# [The problem]
Skip every image and restate the data word for word.

# [Information provided]
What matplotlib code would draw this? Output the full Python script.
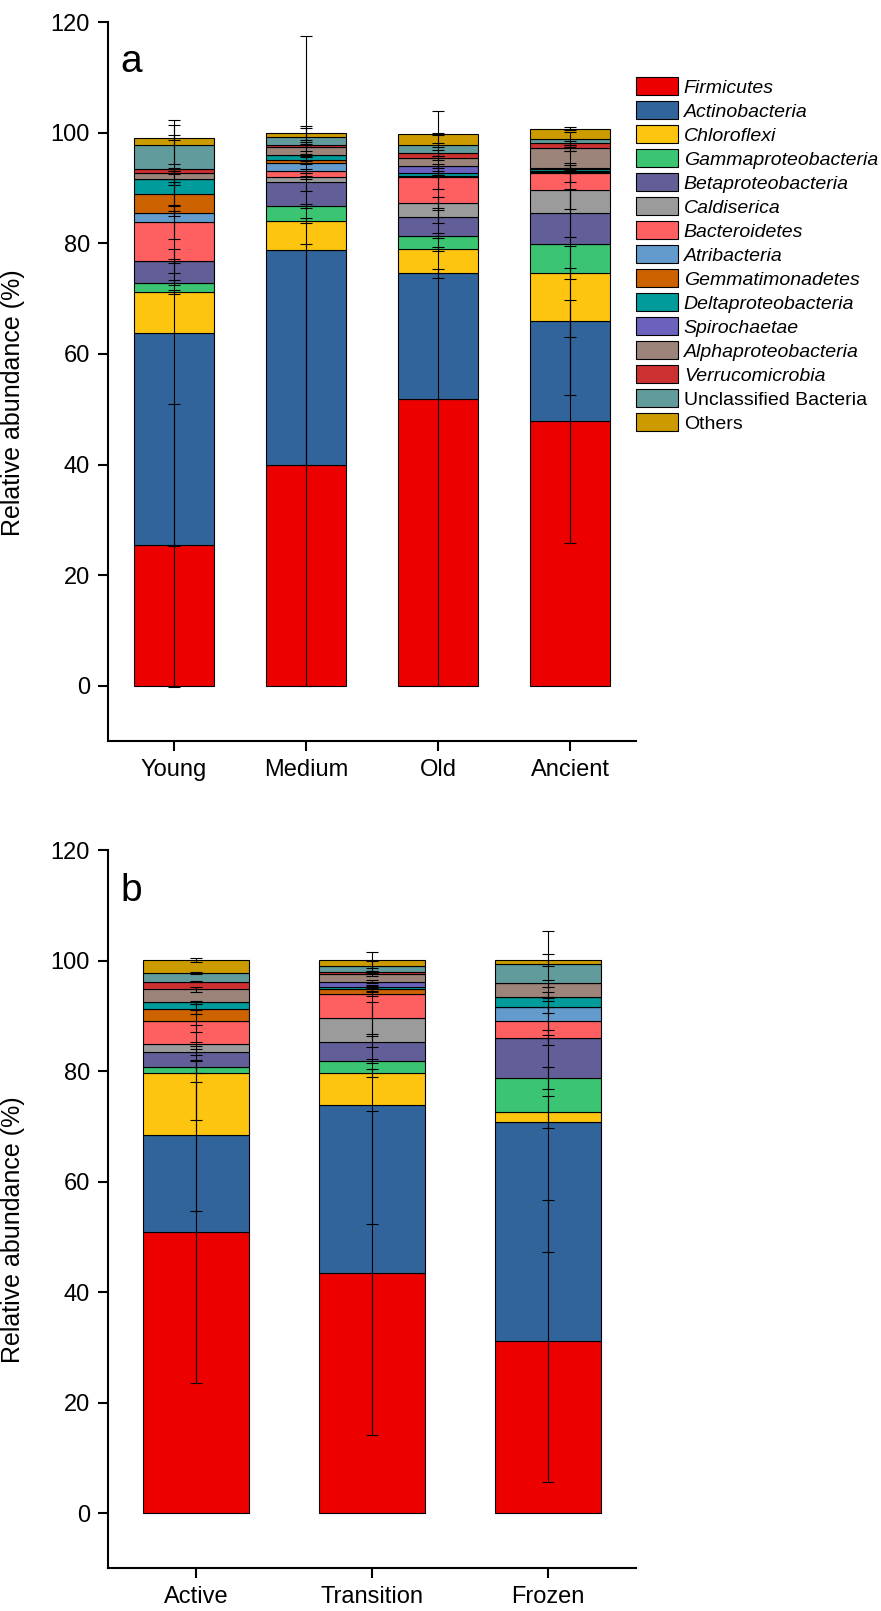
import numpy as np
import matplotlib
matplotlib.use('Agg')
import matplotlib.pyplot as plt

plt.rcParams['font.family'] = 'Liberation Sans'

# taxa, bottom of the stack first
phyla = ['Firmicutes', 'Actinobacteria', 'Chloroflexi', 'Gammaproteobacteria',
         'Betaproteobacteria', 'Caldiserica', 'Bacteroidetes', 'Atribacteria',
         'Gemmatimonadetes', 'Deltaproteobacteria', 'Spirochaetae',
         'Alphaproteobacteria', 'Verrucomicrobia', 'Unclassified Bacteria', 'Others']
colors = ['#ec0000', '#31649b', '#fdc50f', '#3bc572', '#625f98', '#9b9b9b',
          '#fe6061', '#629bcc', '#cc6200', '#009b9b', '#6a62bc', '#9c847a',
          '#cc3131', '#629b9b', '#cc9b00']

# (a) permafrost age groups: mean relative abundance (%), one row per taxon
age_groups = ['Young', 'Medium', 'Old', 'Ancient']
age_abund = [
    [25.4, 39.9, 51.9, 47.8],
    [38.4, 38.8, 22.7, 18.2],
    [7.4, 5.4, 4.4, 8.6],
    [1.7, 2.6, 2.4, 5.3],
    [3.9, 4.4, 3.4, 5.6],
    [0.0, 0.8, 2.5, 4.2],
    [7.1, 1.2, 4.6, 3.1],
    [1.5, 1.5, 0.2, 0.1],
    [3.5, 0.5, 0.1, 0.1],
    [2.7, 0.8, 0.5, 0.5],
    [0.0, 0.1, 1.3, 0.1],
    [1.2, 1.5, 1.4, 3.6],
    [0.6, 0.2, 0.9, 0.9],
    [4.4, 1.6, 1.5, 0.7],
    [1.3, 0.6, 2.0, 1.9],
]
age_sd = [
    [25.6, 39.9, 52.0, 21.9],
    [38.5, 38.8, 0.8, 13.5],
    [0.4, 0.4, 0.4, 1.0],
    [0.4, 0.4, 0.4, 16.8],
    [2.2, 1.6, 1.2, 4.3],
    [0.3, 0.2, 1.0, 3.5],
    [3.1, 0.3, 2.0, 1.8],
    [0.4, 0.3, 0.1, 0.1],
    [2.1, 0.6, 0.1, 0.1],
    [1.1, 0.3, 0.3, 0.7],
    [0.0, 0.0, 0.3, 0.1],
    [0.3, 0.9, 0.3, 0.5],
    [0.3, 0.2, 0.6, 0.4],
    [3.5, 1.5, 0.4, 1.4],
    [0.5, 1.3, 0.2, 0.3],
]

# (b) active layer / transition zone / permafrost
states = ['Active', 'Transition', 'Frozen']
state_abund = [
    [50.8, 43.5, 31.1],
    [17.6, 30.4, 39.7],
    [11.3, 5.8, 1.8],
    [1.0, 2.2, 6.1],
    [2.8, 3.4, 7.4],
    [1.4, 4.3, 0.0],
    [4.2, 4.4, 3.0],
    [0.0, 0.0, 2.5],
    [2.2, 0.8, 0.0],
    [1.2, 0.5, 1.8],
    [0.0, 0.9, 0.0],
    [2.3, 1.4, 2.5],
    [1.4, 0.3, 0.0],
    [1.6, 1.2, 3.5],
    [2.3, 1.0, 0.8],
]
state_sd = [
    [27.2, 29.3, 25.5],
    [13.7, 21.5, 23.5],
    [8.6, 0.7, 2.9],
    [1.1, 0.4, 2.0],
    [0.6, 1.0, 1.3],
    [0.4, 2.9, 0.0],
    [2.0, 0.4, 2.6],
    [0.0, 0.0, 1.1],
    [0.9, 0.3, 0.0],
    [0.3, 0.3, 0.1],
    [0.0, 0.3, 0.0],
    [0.4, 0.4, 0.7],
    [0.1, 0.2, 0.0],
    [0.2, 0.9, 5.9],
    [0.4, 1.4, 1.1],
]


def plot_stacked(ax, groups, abund, sd, tag):
    abund = np.array(abund)
    sd = np.array(sd)
    x = np.arange(1, len(groups) + 1)
    bottom = np.zeros(len(groups))
    handles = []
    for i, name in enumerate(phyla):
        b = ax.bar(x, abund[i], 0.6, bottom=bottom, color=colors[i],
                   edgecolor='black', linewidth=0.8, label=name, zorder=2)
        handles.append(b)
        bottom = bottom + abund[i]
        # each layer gets its own error bar at the top of the stack so far
        keep = sd[i] > 0
        ax.errorbar(x[keep], bottom[keep], yerr=sd[i][keep], fmt='none',
                    ecolor='black', elinewidth=0.8, capsize=4.3,
                    capthick=0.8, zorder=3)

    ax.set_xlim(0.5, len(groups) + 0.5)
    ax.set_ylim(-10, 120)
    ax.set_yticks(range(0, 121, 20))
    ax.set_xticks(x)
    ax.set_xticklabels(groups)
    ax.spines[['top', 'right']].set_visible(False)
    ax.spines[['left', 'bottom']].set_linewidth(1.5)
    ax.tick_params(direction='out', length=7, width=1.5, labelsize=17, pad=6)
    ax.set_ylabel('Relative abundance (%)', fontsize=18)
    ax.yaxis.set_label_coords(-0.157, 0.471)
    ax.text(0.023, 0.93, tag, transform=ax.transAxes, fontsize=28)
    return handles


fig = plt.figure(figsize=(8.81, 16.11), dpi=100)
ax_a = fig.add_axes([0.1226, 0.540, 0.5993, 0.4463])
ax_b = fig.add_axes([0.1226, 0.0265, 0.5993, 0.4457])

handles = plot_stacked(ax_a, age_groups, age_abund, age_sd, 'a')
plot_stacked(ax_b, states, state_abund, state_sd, 'b')

leg = fig.legend(handles, phyla, loc='upper left',
                 bbox_to_anchor=(636 / 881, 1 - 77 / 1611), frameon=False,
                 fontsize=14, handlelength=2.16, handleheight=1.03,
                 handletextpad=0.3, labelspacing=0.23, borderpad=0,
                 borderaxespad=0)
for t in leg.get_texts()[:13]:
    t.set_fontstyle('italic')

fig.savefig('out.png', dpi=100)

# [Reply]
What matplotlib code would draw this? Output the full Python script.
import numpy as np
import matplotlib
matplotlib.use('Agg')
import matplotlib.pyplot as plt

plt.rcParams['font.family'] = 'Liberation Sans'

# taxa, bottom of the stack first
phyla = ['Firmicutes', 'Actinobacteria', 'Chloroflexi', 'Gammaproteobacteria',
         'Betaproteobacteria', 'Caldiserica', 'Bacteroidetes', 'Atribacteria',
         'Gemmatimonadetes', 'Deltaproteobacteria', 'Spirochaetae',
         'Alphaproteobacteria', 'Verrucomicrobia', 'Unclassified Bacteria', 'Others']
colors = ['#ec0000', '#31649b', '#fdc50f', '#3bc572', '#625f98', '#9b9b9b',
          '#fe6061', '#629bcc', '#cc6200', '#009b9b', '#6a62bc', '#9c847a',
          '#cc3131', '#629b9b', '#cc9b00']

# (a) permafrost age groups: mean relative abundance (%), one row per taxon
age_groups = ['Young', 'Medium', 'Old', 'Ancient']
age_abund = [
    [25.4, 39.9, 51.9, 47.8],
    [38.4, 38.8, 22.7, 18.2],
    [7.4, 5.4, 4.4, 8.6],
    [1.7, 2.6, 2.4, 5.3],
    [3.9, 4.4, 3.4, 5.6],
    [0.0, 0.8, 2.5, 4.2],
    [7.1, 1.2, 4.6, 3.1],
    [1.5, 1.5, 0.2, 0.1],
    [3.5, 0.5, 0.1, 0.1],
    [2.7, 0.8, 0.5, 0.5],
    [0.0, 0.1, 1.3, 0.1],
    [1.2, 1.5, 1.4, 3.6],
    [0.6, 0.2, 0.9, 0.9],
    [4.4, 1.6, 1.5, 0.7],
    [1.3, 0.6, 2.0, 1.9],
]
age_sd = [
    [25.6, 39.9, 52.0, 21.9],
    [38.5, 38.8, 0.8, 13.5],
    [0.4, 0.4, 0.4, 1.0],
    [0.4, 0.4, 0.4, 16.8],
    [2.2, 1.6, 1.2, 4.3],
    [0.3, 0.2, 1.0, 3.5],
    [3.1, 0.3, 2.0, 1.8],
    [0.4, 0.3, 0.1, 0.1],
    [2.1, 0.6, 0.1, 0.1],
    [1.1, 0.3, 0.3, 0.7],
    [0.0, 0.0, 0.3, 0.1],
    [0.3, 0.9, 0.3, 0.5],
    [0.3, 0.2, 0.6, 0.4],
    [3.5, 1.5, 0.4, 1.4],
    [0.5, 1.3, 0.2, 0.3],
]

# (b) active layer / transition zone / permafrost
states = ['Active', 'Transition', 'Frozen']
state_abund = [
    [50.8, 43.5, 31.1],
    [17.6, 30.4, 39.7],
    [11.3, 5.8, 1.8],
    [1.0, 2.2, 6.1],
    [2.8, 3.4, 7.4],
    [1.4, 4.3, 0.0],
    [4.2, 4.4, 3.0],
    [0.0, 0.0, 2.5],
    [2.2, 0.8, 0.0],
    [1.2, 0.5, 1.8],
    [0.0, 0.9, 0.0],
    [2.3, 1.4, 2.5],
    [1.4, 0.3, 0.0],
    [1.6, 1.2, 3.5],
    [2.3, 1.0, 0.8],
]
state_sd = [
    [27.2, 29.3, 25.5],
    [13.7, 21.5, 23.5],
    [8.6, 0.7, 2.9],
    [1.1, 0.4, 2.0],
    [0.6, 1.0, 1.3],
    [0.4, 2.9, 0.0],
    [2.0, 0.4, 2.6],
    [0.0, 0.0, 1.1],
    [0.9, 0.3, 0.0],
    [0.3, 0.3, 0.1],
    [0.0, 0.3, 0.0],
    [0.4, 0.4, 0.7],
    [0.1, 0.2, 0.0],
    [0.2, 0.9, 5.9],
    [0.4, 1.4, 1.1],
]


def plot_stacked(ax, groups, abund, sd, tag):
    abund = np.array(abund)
    sd = np.array(sd)
    x = np.arange(1, len(groups) + 1)
    bottom = np.zeros(len(groups))
    handles = []
    for i, name in enumerate(phyla):
        b = ax.bar(x, abund[i], 0.6, bottom=bottom, color=colors[i],
                   edgecolor='black', linewidth=0.8, label=name, zorder=2)
        handles.append(b)
        bottom = bottom + abund[i]
        # each layer gets its own error bar at the top of the stack so far
        keep = sd[i] > 0
        ax.errorbar(x[keep], bottom[keep], yerr=sd[i][keep], fmt='none',
                    ecolor='black', elinewidth=0.8, capsize=4.3,
                    capthick=0.8, zorder=3)

    ax.set_xlim(0.5, len(groups) + 0.5)
    ax.set_ylim(-10, 120)
    ax.set_yticks(range(0, 121, 20))
    ax.set_xticks(x)
    ax.set_xticklabels(groups)
    ax.spines[['top', 'right']].set_visible(False)
    ax.spines[['left', 'bottom']].set_linewidth(1.5)
    ax.tick_params(direction='out', length=7, width=1.5, labelsize=17, pad=6)
    ax.set_ylabel('Relative abundance (%)', fontsize=18)
    ax.yaxis.set_label_coords(-0.157, 0.471)
    ax.text(0.023, 0.93, tag, transform=ax.transAxes, fontsize=28)
    return handles


fig = plt.figure(figsize=(8.81, 16.11), dpi=100)
ax_a = fig.add_axes([0.1226, 0.540, 0.5993, 0.4463])
ax_b = fig.add_axes([0.1226, 0.0265, 0.5993, 0.4457])

handles = plot_stacked(ax_a, age_groups, age_abund, age_sd, 'a')
plot_stacked(ax_b, states, state_abund, state_sd, 'b')

leg = fig.legend(handles, phyla, loc='upper left',
                 bbox_to_anchor=(636 / 881, 1 - 77 / 1611), frameon=False,
                 fontsize=14, handlelength=2.16, handleheight=1.03,
                 handletextpad=0.3, labelspacing=0.23, borderpad=0,
                 borderaxespad=0)
for t in leg.get_texts()[:13]:
    t.set_fontstyle('italic')

fig.savefig('out.png', dpi=100)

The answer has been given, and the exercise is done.